The Tea Party Case For A Higher Minimum Wage

The Tea Party Case For A Higher Minimum Wage

If Tea Party Republicans were political animals, they’d support President Obama’s call to raise the minimum wage to $10.10 an hour. I know that sounds insane. A federally mandated wage appears to embody most everything the Tea Party stands against.

But as the Tea Party struggles in this year’s midterm elections against the Republican establishment, perhaps it should rethink using the primary as its weapon of choice. If you want to beat the big-business wing of the GOP, challenging incumbents is only one way to do it. Another way is to hit big business where it hurts — and that means joining the Democrats in raising the minimum wage.

This is asking a lot. Tea Party Republicans believe maximum individual liberty means minimal government “interference” in the lives of individuals. Indeed, supporting any wage law might be tantamount to treason for some in their ranks. But it isn’t as ideologically distasteful as it first appears.

In economic terms, the Tea Party has a history going back to Thomas Jefferson. The founding father envisioned a decentralized government serving regional economies built by independent and self-reliant farmers, artisans and merchants. Today, these are called entrepreneurs, small-business owners, or the “engines of the economy.” To the Tea Party, these are the doers, the makers, the producers, the people who make America great.

Jefferson did not imagine a world transformed by an industrial revolution after which corporations dominated a national economy and employed legions of workers. The very idea of a corporation and a working class, historian Michael Lind once told me, runs counter to the dearly held image of the free yeoman farmer: “In the Jeffersonian system, wage-dependent proletarians are parasites, not producers, and the goal of Jeffersonian political economy is to turn proletarians into producers.”

Large corporations offend the Jeffersonian vision in another way. They use their enormous influence to bend government policy to their will, perverting free markets and corrupting fair competition.

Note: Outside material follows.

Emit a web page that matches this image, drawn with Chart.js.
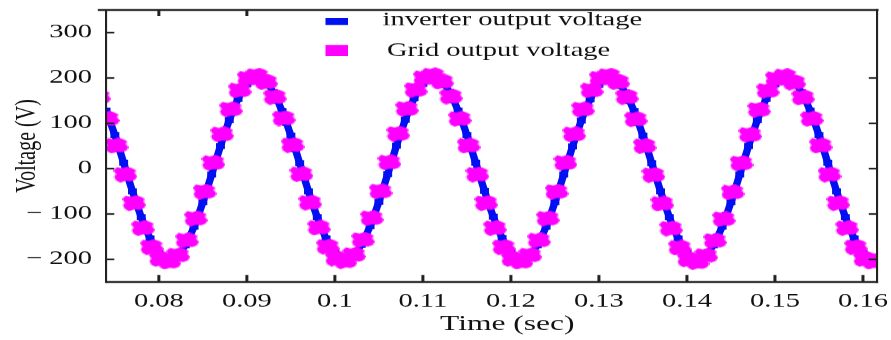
<!DOCTYPE html>
<html>
<head>
<meta charset="utf-8">
<script src="https://cdn.jsdelivr.net/npm/chart.js@4.4.1/dist/chart.umd.min.js"></script>
<style>
  html, body { margin: 0; padding: 0; background: #fff; overflow: hidden; }
  /* the figure is drawn narrow and widened, like the stretched original plot */
  #wrap { width: 594px; height: 340px; transform: scaleX(1.5); transform-origin: 0 0; }
</style>
</head>
<body>
<div id="wrap"><canvas id="myChart" width="594" height="340"></canvas></div>
<script>
// sample grid of the two measured signals (seconds)
var invStart = 0.074, invStep = 0.0005;
var gridStart = 0.0732, gridStep = 0.001;

// inverter output voltage (V), one value per 0.5 ms
var invVolts = [
  128, 102, 74, 44, 13, -19, -50, -79, -107, -132, -154, -172, -186, -195, -200, -199, -194, -184, -169, -150,
  -128, -102, -74, -44, -13, 19, 50, 79, 107, 132, 154, 172, 186, 195, 200, 199, 194, 184, 169, 150,
  127, 101, 73, 43, 12, -19, -50, -80, -107, -132, -154, -171, -185, -195, -199, -198, -193, -183, -168, -149,
  -127, -101, -73, -43, -12, 19, 51, 80, 108, 133, 155, 173, 187, 196, 201, 200, 195, 185, 170, 151,
  128, 102, 74, 44, 13, -18, -49, -79, -106, -131, -153, -171, -185, -194, -199, -199, -194, -184, -169, -150,
  -128, -102, -74, -44, -13, 18, 49, 78, 106, 131, 153, 171, 185, 194, 199, 198, 193, 183, 168, 149,
  127, 101, 73, 43, 12, -19, -50, -79, -107, -132, -154, -172, -186, -195, -200, -199, -194, -184, -169, -150,
  -128, -102, -74, -44, -13, 19, 50, 79, 107, 132, 154, 172, 186, 195, 200, 199, 194, 184, 169, 150,
  128, 102, 74, 44, 13, -19, -50, -79, -107, -132, -154, -172, -186, -195, -200, -199
];

// grid output voltage (V), one value per 1 ms
var gridVolts = [
  158,
  110, 51, -13, -76, -131, -173, -199, -205, -191, -158, -110, -51, 13, 76, 131, 173, 199, 205, 191, 158,
  111, 52, -12, -75, -130, -172, -198, -204, -190, -157, -109, -50, 14, 77, 132, 174, 200, 206, 192, 159,
  110, 51, -13, -76, -131, -173, -199, -205, -191, -158, -110, -51, 13, 76, 131, 173, 199, 205, 191, 158,
  109, 50, -14, -77, -132, -174, -200, -206, -192, -159, -111, -52, 12, 75, 130, 172, 198, 204, 190, 157,
  110, 51, -13, -76, -131, -173, -199, -205
];

var xTicks = [0.08, 0.09, 0.10, 0.11, 0.12, 0.13, 0.14, 0.15, 0.16];
var xTopTicks = [0.08, 0.09];
var yTicks = [-200, -100, 0, 100, 200, 300];
var yRightTicks = [-200, -100, 0, 100, 200];
var xMin = 0.074, xMax = 0.1616;
var yMin = -250, yMax = 350;

var seriesNames = ["inverter output voltage", "Grid output voltage"];
var seriesColors = ["#0010f0", "#ff00ff"];

function toPoints(start, step, vals) {
  var pts = [];
  for (var i = 0; i < vals.length; i++) {
    pts.push({x: +(start + i * step).toFixed(5), y: vals[i]});
  }
  return pts;
}

// rough square marker for the grid voltage
function makeBlob(color, size) {
  var c = document.createElement("canvas");
  c.width = size;
  c.height = size;
  var g = c.getContext("2d");
  var pts = [[2, 0.5], [5, 1.5], [8, 0], [11, 1.5], [13, 3], [12.5, 6], [14, 8.5], [12.5, 11.5],
             [10, 13], [7, 12.5], [4, 14], [1.5, 12], [0.5, 9], [1.5, 6.5], [0, 3.5]];
  var k = size / 14;
  g.fillStyle = color;
  g.beginPath();
  g.moveTo(pts[0][0] * k, pts[0][1] * k);
  for (var i = 1; i < pts.length; i++) g.lineTo(pts[i][0] * k, pts[i][1] * k);
  g.closePath();
  g.fill();
  return c;
}

Chart.defaults.font.family = '"Liberation Serif", "Times New Roman", serif';
Chart.defaults.color = "#111";

var axisColor = "#222";

// box round the plot with inward tick marks
var framePlugin = {
  id: "frame",
  afterDraw: function(chart) {
    var ctx = chart.ctx, a = chart.chartArea;
    var xs = chart.scales.x, ys = chart.scales.y;
    ctx.save();
    ctx.strokeStyle = axisColor;
    ctx.lineWidth = 2;
    ctx.beginPath();
    ctx.moveTo(a.left - 5.5, a.top);  // top rule runs a little past the left axis
    ctx.lineTo(a.right + 1, a.top);
    ctx.moveTo(a.left, a.bottom);
    ctx.lineTo(a.right + 0.7, a.bottom);
    xTicks.forEach(function(v) {
      var px = xs.getPixelForValue(v);
      ctx.moveTo(px, a.bottom);
      ctx.lineTo(px, a.bottom - 7);
    });
    xTopTicks.forEach(function(v) {
      var px = xs.getPixelForValue(v);
      ctx.moveTo(px, a.top);
      ctx.lineTo(px, a.top + 6);
    });
    ctx.stroke();
    ctx.lineWidth = 1.4;
    ctx.beginPath();
    ctx.moveTo(a.left, a.top);
    ctx.lineTo(a.left, a.bottom + 1);
    ctx.moveTo(a.right, a.top - 1);
    ctx.lineTo(a.right, a.bottom + 1);
    ctx.stroke();
    ctx.lineWidth = 1.6;
    ctx.beginPath();
    yTicks.forEach(function(v) {
      var py = ys.getPixelForValue(v);
      ctx.moveTo(a.left, py);
      ctx.lineTo(a.left + 5.5, py);
    });
    yRightTicks.forEach(function(v) {
      var py = ys.getPixelForValue(v);
      ctx.moveTo(a.right, py);
      ctx.lineTo(a.right - 5.5, py);
    });
    ctx.stroke();
    ctx.restore();
  }
};

// legend drawn inside the plot, two rows
var legendPlugin = {
  id: "innerLegend",
  afterDraw: function(chart) {
    var ctx = chart.ctx;
    var ds = chart.data.datasets;
    ctx.save();
    ctx.font = '19px "Liberation Serif", serif';
    ctx.textBaseline = "alphabetic";
    ctx.fillStyle = ds[0].backgroundColor;
    ctx.fillRect(217, 18, 15, 7);
    ctx.fillStyle = "#111";
    ctx.fillText(ds[0].label, 255, 25);
    ctx.fillStyle = ds[1].backgroundColor;
    ctx.fillRect(217, 45, 15, 11);
    ctx.fillStyle = "#111";
    ctx.fillText(ds[1].label, 258, 56);
    ctx.restore();
  }
};

function fixTicks(list) {
  return function(scale) {
    scale.ticks = list.map(function(v) { return {value: v}; });
  };
}

var myChart = new Chart(document.getElementById("myChart"), {
  type: "scatter",
  data: {
    datasets: [{
      label: seriesNames[0],
      data: toPoints(invStart, invStep, invVolts),
      backgroundColor: seriesColors[0],
      borderColor: seriesColors[0],
      showLine: true,
      borderWidth: 5,
      pointStyle: "rect",
      pointRadius: 4.2,
      pointHoverRadius: 4.2,
      pointBorderWidth: 0,
      clip: 0,
      order: 2
    }, {
      label: seriesNames[1],
      data: toPoints(gridStart, gridStep, gridVolts),
      backgroundColor: seriesColors[1],
      borderColor: seriesColors[1],
      pointStyle: makeBlob(seriesColors[1], 16),
      pointRadius: 8,
      pointHoverRadius: 8,
      pointBorderWidth: 0,
      borderWidth: 0,
      clip: 0,
      order: 1
    }]
  },
  options: {
    responsive: false,
    devicePixelRatio: 1.5,
    animation: false,
    events: [],
    layout: { padding: { top: 10, right: 9.3, left: 0, bottom: 0 }, autoPadding: false },
    plugins: {
      legend: { display: false },
      tooltip: { enabled: false }
    },
    scales: {
      x: {
        type: "linear",
        position: "bottom",
        min: xMin,
        max: xMax,
        afterBuildTicks: fixTicks(xTicks),
        afterFit: function(scale) {
          scale.height = 58;
          scale.paddingLeft = 0;
          scale.paddingRight = 0;
        },
        ticks: {
          padding: 8,
          font: { size: 19 },
          color: "#111",
          callback: function(v) { return String(+v.toFixed(2)); }
        },
        grid: { display: false, drawTicks: false },
        border: { display: false },
        title: {
          display: true,
          text: "    Time (sec)",
          font: { size: 21 },
          color: "#111",
          padding: { top: 0, bottom: 3 }
        }
      },
      y: {
        type: "linear",
        position: "left",
        min: yMin,
        max: yMax,
        afterBuildTicks: fixTicks(yTicks),
        afterFit: function(scale) {
          scale.width = 70.7;
          scale.paddingTop = 0;
          scale.paddingBottom = 0;
        },
        ticks: {
          padding: 9.4,
          font: { size: 19 },
          color: "#111",
          callback: function(v) { return v < 0 ? "\u2212 " + Math.abs(v) : String(v); }
        },
        grid: { display: false, drawTicks: false },
        border: { display: false },
        title: {
          display: true,
          text: "Voltage (V)",
          font: { size: 20 },
          color: "#111",
          padding: { top: 6, bottom: 0 }
        }
      }
    }
  },
  plugins: [framePlugin, legendPlugin]
});
</script>
</body>
</html>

Some libertarian economists call this “corporatism” while others simply call it “crony capitalism.” Either way, it is the reality of small businesses. Mom-and-pop retailers in Connecticut pay higher taxes on less revenue than a Walmart store in the same town, because tax law permits it to claim that money in low-tax states like Arkansas.

At its best (that is, when expressed without the taint of racism), the Tea Party worldview would fix the economy by releasing the working class from the bonds of wage slavery and welfare, and by forcing corporations to compete fairly. The way to achieve that is by starving the federal budget to preclude handouts to corporations grown dependent on subsidies and to a working class grown dependent on wages and welfare.

One might think raising the minimum wage contradicts all this, but it doesn’t.

The Jeffersonian worldview makes room for government “interference,” as long as it helps those who help themselves. Yes, raising the minimum wage increases worker pay, but more important is that raising the minimum wage helps small businesses. As small-business owner said in a new survey conducted by Advocates for Independent Business: “We need to raise the minimum wage to get the economy growing again.”

Indeed, the people most concerned about raising the minimum wage to $10.10 an hour are the owners and managers of large corporations, because higher wages eat into their profits.

If Tea Party Republicans want to force the GOP establishment to stand for principle, they have to make the Republican Party’s big-business faction feel some pain, and to do that, they should threaten to join Democrats in raising the minimum wage. Higher wages are among the things big business fears most.

It’s not just a good political move. It’s entirely consistent with principles first laid out by one of the founding fathers.

The question is whether Tea Party Republicans are aware of their history and whether they can disentangle themselves from big-business benefactors who have since 2010 exploited the Tea Party’s energy to achieve their profit-preserving objectives.

Indeed, if Tea Party Republicans did decide to stand for raising the minimum wage, they might see their funding disappear.

That shouldn’t deter a movement dedicated to principle above all.